- Written task -
Lines containing the string "this" are to be counted; report the total by itself.

Source code of charts
⁂
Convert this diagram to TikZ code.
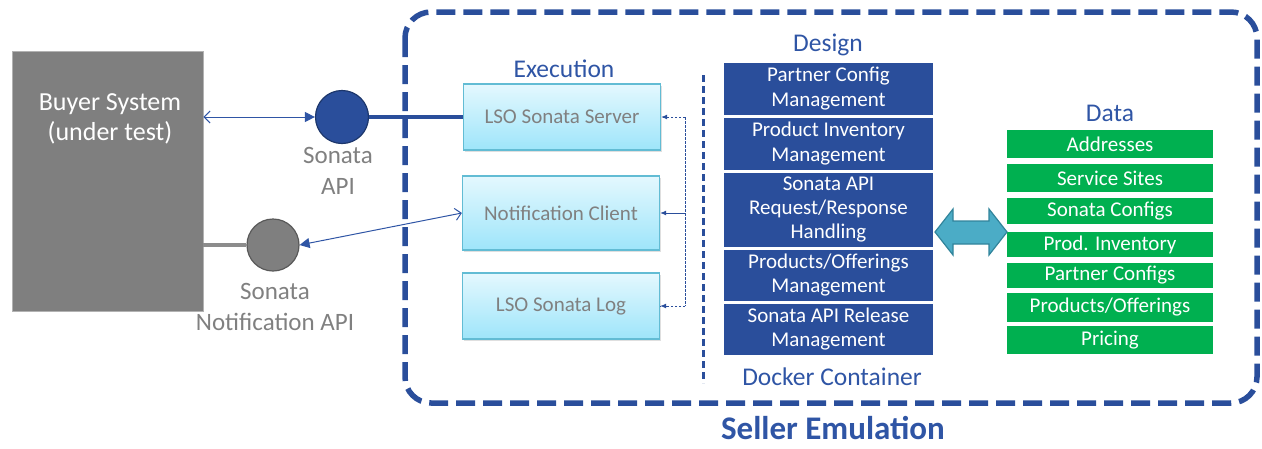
\documentclass[tikz,border=0pt]{standalone}
\usepackage{fontspec}
\setmainfont{Carlito}
\usetikzlibrary{arrows.meta,shadows,calc}
\definecolor{dblue}{HTML}{2A4E9B}
\definecolor{tblue}{HTML}{2F55A5}
\definecolor{bgray}{HTML}{7F7F7F}
\definecolor{tgray}{HTML}{808080}
\definecolor{dgreen}{HTML}{00B050}
\definecolor{cyanedge}{HTML}{62BCD4}
\definecolor{cyantop}{HTML}{E4F8FE}
\definecolor{cyanbot}{HTML}{9EE5FA}
\definecolor{teal}{HTML}{4BACC6}
\definecolor{tealedge}{HTML}{31849B}
\tikzset{
  x=1pt, y=-1pt,
  fs/.style={font=\fontsize{#1}{#1}\selectfont},
  title/.style={text=tblue, fs=25.5, inner sep=0pt},
  exebox/.style={draw=cyanedge, line width=1.2pt, top color=cyantop, bottom color=cyanbot,
    minimum width=197pt, minimum height=66pt, text=tgray, fs=21, inner sep=0pt,
    drop shadow={opacity=0.25, shadow xshift=1.5pt, shadow yshift=-1.5pt}},
  designbox/.style={fill=dblue, draw=dblue, text=white, minimum width=208pt, align=center,
    font=\fontsize{21}{24.3}\selectfont, inner sep=0pt},
  databox/.style={fill=dgreen, text=white, minimum width=206pt, fs=21, inner sep=0pt},
  apilabel/.style={text=tgray, align=center, font=\fontsize{25}{31}\selectfont, inner sep=0pt},
  thinarrow/.style={draw=tblue, line width=1pt, {Straight Barb[length=6pt,width=12pt]}-{Triangle[length=10pt,width=10pt]}},
  busline/.style={draw=dblue, line width=1pt, dash pattern=on 2.5pt off 1.5pt},
  bustip/.style={draw=dblue, line width=1pt, -{Latex[length=6pt,width=5pt]}},
}
\begin{document}
\begin{tikzpicture}
\useasboundingbox (0,0) rectangle (1262,448);
% outer dashed container
\draw[dblue, line width=5.5pt, dash pattern=on 19pt off 8pt, rounded corners=26pt] (405,12) rectangle (1257,403);
\node[text=tblue, font=\bfseries\fontsize{33}{36}\selectfont, inner sep=0pt] (seller) at (833,428) {Seller Emulation};

% buyer system
\node[fill=bgray, draw=gray!60, line width=0.8pt, minimum width=191pt, minimum height=260pt, inner sep=0pt] (buyer) at (107.5,181) {};
\node[text=white, align=center, font=\fontsize{26}{30}\selectfont, inner sep=0pt] (buyerlabel) at (110,119) {Buyer System\\(under test)};

% API circles
\node[circle, fill=dblue, draw=dblue!70!black, line width=1.2pt, minimum size=53pt, inner sep=0pt] (api) at (342,117) {};
\node[apilabel] (apilabel) at (338,171) {Sonata\\API};
\node[circle, fill=bgray, draw=bgray!70!black, line width=1.2pt, minimum size=52pt, inner sep=0pt] (notif) at (273,245) {};
\node[apilabel] (notiflabel) at (275,307) {Sonata\\Notification API};

% execution
\node[title] (exec) at (564,69) {Execution};
\node[exebox] (srv) at (562,117) {LSO Sonata Server};
\node[exebox, minimum height=74pt] (ncl) at (561,213) {Notification Client};
\node[exebox] (log) at (561,306) {LSO Sonata Log};

% connectors buyer side
\draw[thinarrow] (buyer.east |- api.west) -- (api.west);
\draw[dblue, line width=4pt] (api.east) -- (srv.west);
\draw[bgray!90!white, line width=4pt] (buyer.east |- notif.west) -- (notif.west);
\draw[draw=tblue, line width=1pt, {Triangle[length=10pt,width=10pt]}-{Straight Barb[length=6pt,width=12pt]}] (notif.east) -- (ncl.west);

% bus arrows
\coordinate (bt) at (685,117);
\coordinate (bm) at (685,213);
\coordinate (bb) at (685,306);
\draw[busline] (bt) -- (bb);
\draw[busline] (bt) -- (srv.east);
\draw[busline] (bb) -- (log.east);
\draw[bustip] ($(srv.east)+(6,0)$) -- (srv.east);
\draw[bustip] (bm) -- (ncl.east);
\draw[bustip] ($(log.east)+(6,0)$) -- (log.east);

% docker dashed line
\coordinate (dtop) at (703,75);
\coordinate (dbot) at (703,383);
\draw[dblue, line width=3pt, dash pattern=on 7pt off 4pt] (dtop) -- (dbot);

% design
\node[title] (design) at (828,45) {Design};
\node[designbox, minimum height=51pt] (d1) at (828.5,88.5) {Partner Config\\Management};
\node[designbox, minimum height=51pt] (d2) at (828.5,143.5) {Product Inventory\\Management};
\node[designbox, minimum height=73pt] (d3) at (828.5,209.5) {Sonata API\\Request/Response\\Handling};
\node[designbox, minimum height=50pt] (d4) at (828.5,275) {Products/Offerings\\Management};
\node[designbox, minimum height=50pt] (d5) at (828.5,329) {Sonata API Release\\Management};
\node[title] (docker) at (832,377) {Docker Container};

% data
\node[title] (data) at (1110,113) {Data};
\node[databox, minimum height=28pt] (e1) at (1110,144) {Addresses};
\node[databox, minimum height=28pt] (e2) at (1110,178) {Service Sites};
\node[databox, minimum height=26pt] (e3) at (1110,211) {Sonata Configs};
\node[databox, minimum height=25pt] (e4) at (1110,244.5) {Prod. Inventory};
\node[databox, minimum height=25pt] (e5) at (1110,275.5) {Partner Configs};
\node[databox, minimum height=29pt] (e6) at (1110,307.5) {Products/Offerings};
\node[databox, minimum height=28pt] (e7) at (1110,340) {Pricing};

% double arrow between design and data
\draw[fill=teal, draw=tealedge, line width=1.2pt, line join=miter]
  (935,232) -- (953,209) -- (953,221) -- (989,221) -- (989,209) -- (1007,232)
  -- (989,255) -- (989,244) -- (953,244) -- (953,255) -- cycle;
\end{tikzpicture}
\end{document}
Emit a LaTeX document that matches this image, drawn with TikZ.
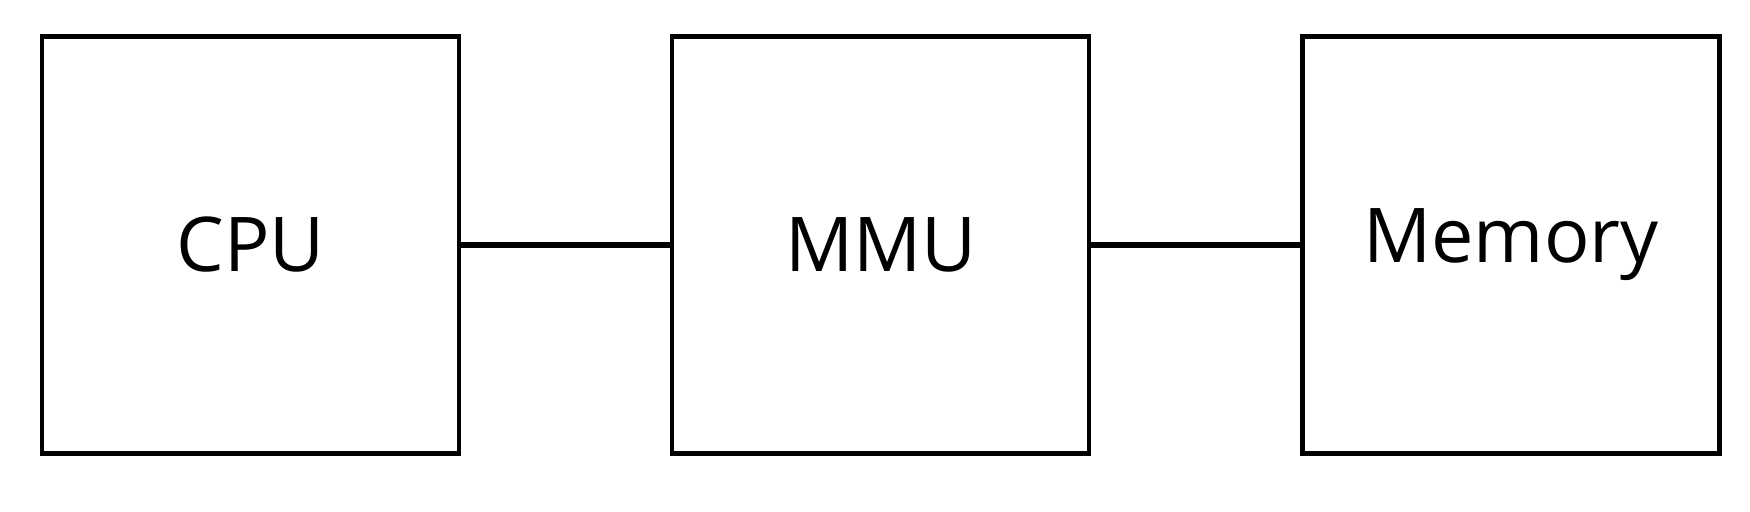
\documentclass[tikz,border=0pt]{standalone}
\usepackage{fontspec}
\setmainfont{Open Sans}
\usepackage{tikz}
\usetikzlibrary{positioning}
\tikzset{%
  every unit/.style={
    rectangle,
    draw,
    line width=1.2pt,
    minimum size=4.17cm,
    font=\fontsize{21.5}{26}\selectfont
  },
  unit link/.style={
    line width=1.9pt
  },
}

\begin{document}
\begin{tikzpicture}[node distance=2.09cm]
          \useasboundingbox (0,0) rectangle (17.5,5.12);
          \node[every unit] (U1) at (2.506,2.67) {CPU};
          \node[every unit, right=of U1] (U2) {MMU};
          \node[every unit, right=of U2] (U3) {Memory};
          \foreach \i/\j in {1/2,2/3} {
              \draw[unit link] (U\i) -- (U\j);
          }
          \end{tikzpicture}
\end{document}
⁂
- Solved exercise -
2